■ **What you have to do**
Copy, exactly as written, the lines that begin at the one containing "Output the Python" and end at the one containing "import seaborn as sns". Skip any pictures in the data below.

■ **Records shown**
************

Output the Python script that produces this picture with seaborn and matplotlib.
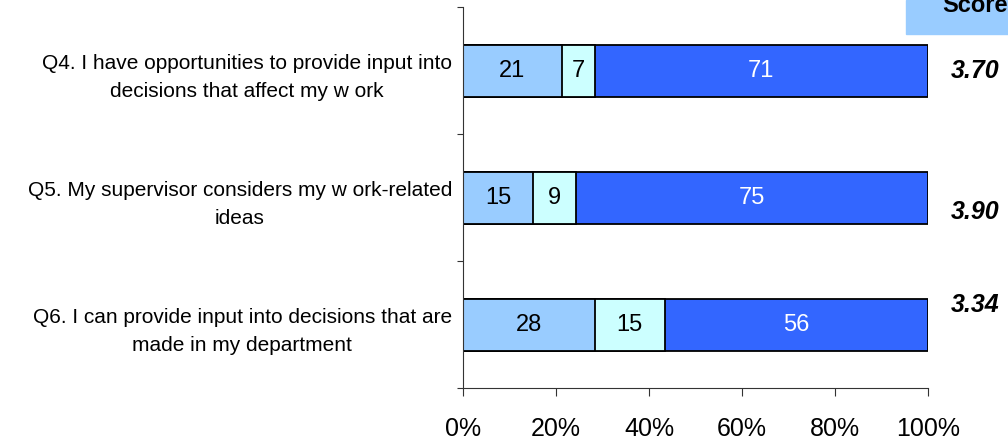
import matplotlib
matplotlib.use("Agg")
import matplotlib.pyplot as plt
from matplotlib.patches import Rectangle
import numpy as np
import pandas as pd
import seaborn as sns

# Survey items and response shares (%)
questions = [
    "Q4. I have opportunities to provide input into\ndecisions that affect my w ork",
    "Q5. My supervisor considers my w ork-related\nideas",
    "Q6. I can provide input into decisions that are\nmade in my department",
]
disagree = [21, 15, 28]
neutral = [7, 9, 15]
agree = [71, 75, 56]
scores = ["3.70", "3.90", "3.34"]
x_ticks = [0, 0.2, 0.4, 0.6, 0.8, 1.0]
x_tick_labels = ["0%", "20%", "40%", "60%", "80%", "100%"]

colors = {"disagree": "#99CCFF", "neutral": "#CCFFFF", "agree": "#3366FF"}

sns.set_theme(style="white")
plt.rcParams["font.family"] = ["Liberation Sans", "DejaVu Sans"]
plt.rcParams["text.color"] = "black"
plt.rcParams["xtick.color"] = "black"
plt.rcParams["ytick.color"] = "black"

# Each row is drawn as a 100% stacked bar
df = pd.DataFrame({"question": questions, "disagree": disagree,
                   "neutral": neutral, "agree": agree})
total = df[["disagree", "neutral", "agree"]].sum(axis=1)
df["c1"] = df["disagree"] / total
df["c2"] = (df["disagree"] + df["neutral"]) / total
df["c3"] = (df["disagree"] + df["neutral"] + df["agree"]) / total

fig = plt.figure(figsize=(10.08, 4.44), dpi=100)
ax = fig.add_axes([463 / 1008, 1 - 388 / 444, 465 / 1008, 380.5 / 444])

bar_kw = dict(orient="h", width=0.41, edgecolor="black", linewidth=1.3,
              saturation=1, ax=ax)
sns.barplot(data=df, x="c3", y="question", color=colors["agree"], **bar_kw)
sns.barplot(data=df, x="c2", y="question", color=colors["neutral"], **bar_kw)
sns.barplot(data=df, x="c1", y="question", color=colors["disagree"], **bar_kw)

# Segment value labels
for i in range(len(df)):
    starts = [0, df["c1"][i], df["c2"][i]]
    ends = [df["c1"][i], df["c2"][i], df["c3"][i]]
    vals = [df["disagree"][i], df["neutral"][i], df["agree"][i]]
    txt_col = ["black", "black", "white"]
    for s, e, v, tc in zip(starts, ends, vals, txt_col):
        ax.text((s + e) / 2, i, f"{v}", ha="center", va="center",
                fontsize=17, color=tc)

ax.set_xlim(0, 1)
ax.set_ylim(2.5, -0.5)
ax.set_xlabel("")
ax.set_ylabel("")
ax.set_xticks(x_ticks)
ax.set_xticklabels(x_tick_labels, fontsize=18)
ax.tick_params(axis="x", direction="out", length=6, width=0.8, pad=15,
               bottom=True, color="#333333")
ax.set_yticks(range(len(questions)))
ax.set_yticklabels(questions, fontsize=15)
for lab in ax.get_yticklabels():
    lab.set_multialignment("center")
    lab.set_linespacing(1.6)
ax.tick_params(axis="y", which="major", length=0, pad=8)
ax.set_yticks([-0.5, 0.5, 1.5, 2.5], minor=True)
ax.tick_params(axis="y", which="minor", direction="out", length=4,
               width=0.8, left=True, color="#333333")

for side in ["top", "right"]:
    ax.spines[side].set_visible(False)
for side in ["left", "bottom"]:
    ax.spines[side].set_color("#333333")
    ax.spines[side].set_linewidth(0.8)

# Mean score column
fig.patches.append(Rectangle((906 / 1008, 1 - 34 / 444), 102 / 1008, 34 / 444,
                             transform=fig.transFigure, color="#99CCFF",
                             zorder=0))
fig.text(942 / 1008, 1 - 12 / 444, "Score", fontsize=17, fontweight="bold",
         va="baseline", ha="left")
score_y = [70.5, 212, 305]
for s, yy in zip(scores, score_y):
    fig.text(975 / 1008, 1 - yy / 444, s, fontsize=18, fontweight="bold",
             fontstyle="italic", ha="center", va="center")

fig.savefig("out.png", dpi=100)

************

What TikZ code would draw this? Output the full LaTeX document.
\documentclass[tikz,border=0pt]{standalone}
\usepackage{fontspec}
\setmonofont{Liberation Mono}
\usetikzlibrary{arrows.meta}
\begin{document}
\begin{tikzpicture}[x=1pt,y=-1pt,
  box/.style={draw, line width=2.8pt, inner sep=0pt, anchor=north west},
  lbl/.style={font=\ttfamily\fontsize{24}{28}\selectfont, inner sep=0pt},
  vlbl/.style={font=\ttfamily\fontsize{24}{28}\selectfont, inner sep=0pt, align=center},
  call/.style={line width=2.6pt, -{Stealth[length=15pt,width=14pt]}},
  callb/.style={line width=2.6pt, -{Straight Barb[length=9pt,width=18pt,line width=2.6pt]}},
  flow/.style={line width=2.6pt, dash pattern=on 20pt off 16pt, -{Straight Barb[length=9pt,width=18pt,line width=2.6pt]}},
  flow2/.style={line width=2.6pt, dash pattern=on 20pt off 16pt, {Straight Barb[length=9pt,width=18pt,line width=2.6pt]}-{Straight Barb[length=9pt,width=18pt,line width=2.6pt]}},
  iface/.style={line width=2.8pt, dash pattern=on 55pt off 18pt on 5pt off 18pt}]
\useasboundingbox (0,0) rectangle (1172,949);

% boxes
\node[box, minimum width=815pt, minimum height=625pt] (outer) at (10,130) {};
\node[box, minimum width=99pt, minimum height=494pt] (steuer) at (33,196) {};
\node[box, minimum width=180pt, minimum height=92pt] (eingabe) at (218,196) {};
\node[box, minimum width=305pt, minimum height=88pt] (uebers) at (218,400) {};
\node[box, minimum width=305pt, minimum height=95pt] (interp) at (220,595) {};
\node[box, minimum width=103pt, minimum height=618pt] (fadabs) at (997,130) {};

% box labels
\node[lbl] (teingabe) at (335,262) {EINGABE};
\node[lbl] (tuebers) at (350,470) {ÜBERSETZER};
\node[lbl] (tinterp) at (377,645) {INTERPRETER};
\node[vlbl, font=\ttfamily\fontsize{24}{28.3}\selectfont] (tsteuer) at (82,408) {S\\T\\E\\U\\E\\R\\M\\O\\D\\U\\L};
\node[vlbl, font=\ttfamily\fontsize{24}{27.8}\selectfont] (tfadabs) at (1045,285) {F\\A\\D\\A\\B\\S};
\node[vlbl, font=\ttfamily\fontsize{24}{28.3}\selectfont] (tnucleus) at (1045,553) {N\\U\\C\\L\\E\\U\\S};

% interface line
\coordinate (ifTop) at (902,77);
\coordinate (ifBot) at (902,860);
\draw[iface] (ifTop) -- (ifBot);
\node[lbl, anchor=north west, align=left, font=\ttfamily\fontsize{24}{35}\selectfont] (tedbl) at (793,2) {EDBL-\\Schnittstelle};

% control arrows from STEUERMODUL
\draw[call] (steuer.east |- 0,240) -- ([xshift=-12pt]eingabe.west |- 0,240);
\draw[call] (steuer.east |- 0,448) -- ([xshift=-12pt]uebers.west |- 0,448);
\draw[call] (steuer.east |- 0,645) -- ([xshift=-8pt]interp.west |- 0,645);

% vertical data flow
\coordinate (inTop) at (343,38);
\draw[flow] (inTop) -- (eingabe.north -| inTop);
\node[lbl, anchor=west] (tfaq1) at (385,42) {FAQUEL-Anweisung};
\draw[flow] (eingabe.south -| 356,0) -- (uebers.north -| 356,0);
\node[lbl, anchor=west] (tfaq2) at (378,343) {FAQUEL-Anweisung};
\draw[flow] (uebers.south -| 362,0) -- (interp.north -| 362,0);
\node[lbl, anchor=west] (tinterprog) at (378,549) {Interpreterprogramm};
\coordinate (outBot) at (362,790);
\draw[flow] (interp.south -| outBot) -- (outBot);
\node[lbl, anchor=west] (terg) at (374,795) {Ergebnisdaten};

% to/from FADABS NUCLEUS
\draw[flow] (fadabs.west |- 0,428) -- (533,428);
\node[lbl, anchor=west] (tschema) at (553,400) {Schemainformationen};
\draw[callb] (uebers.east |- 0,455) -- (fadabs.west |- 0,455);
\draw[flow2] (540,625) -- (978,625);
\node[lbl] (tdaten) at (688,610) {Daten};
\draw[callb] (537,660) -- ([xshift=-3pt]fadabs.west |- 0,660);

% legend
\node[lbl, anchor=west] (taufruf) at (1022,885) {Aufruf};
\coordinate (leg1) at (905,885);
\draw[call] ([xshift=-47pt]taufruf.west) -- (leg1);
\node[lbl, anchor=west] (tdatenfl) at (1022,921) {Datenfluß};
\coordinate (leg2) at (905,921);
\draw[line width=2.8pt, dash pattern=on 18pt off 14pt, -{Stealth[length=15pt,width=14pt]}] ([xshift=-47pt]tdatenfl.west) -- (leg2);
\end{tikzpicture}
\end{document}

************

■ **Response for this exercise**
Output the Python script that produces this picture with seaborn and matplotlib.
import matplotlib
matplotlib.use("Agg")
import matplotlib.pyplot as plt
from matplotlib.patches import Rectangle
import numpy as np
import pandas as pd
import seaborn as sns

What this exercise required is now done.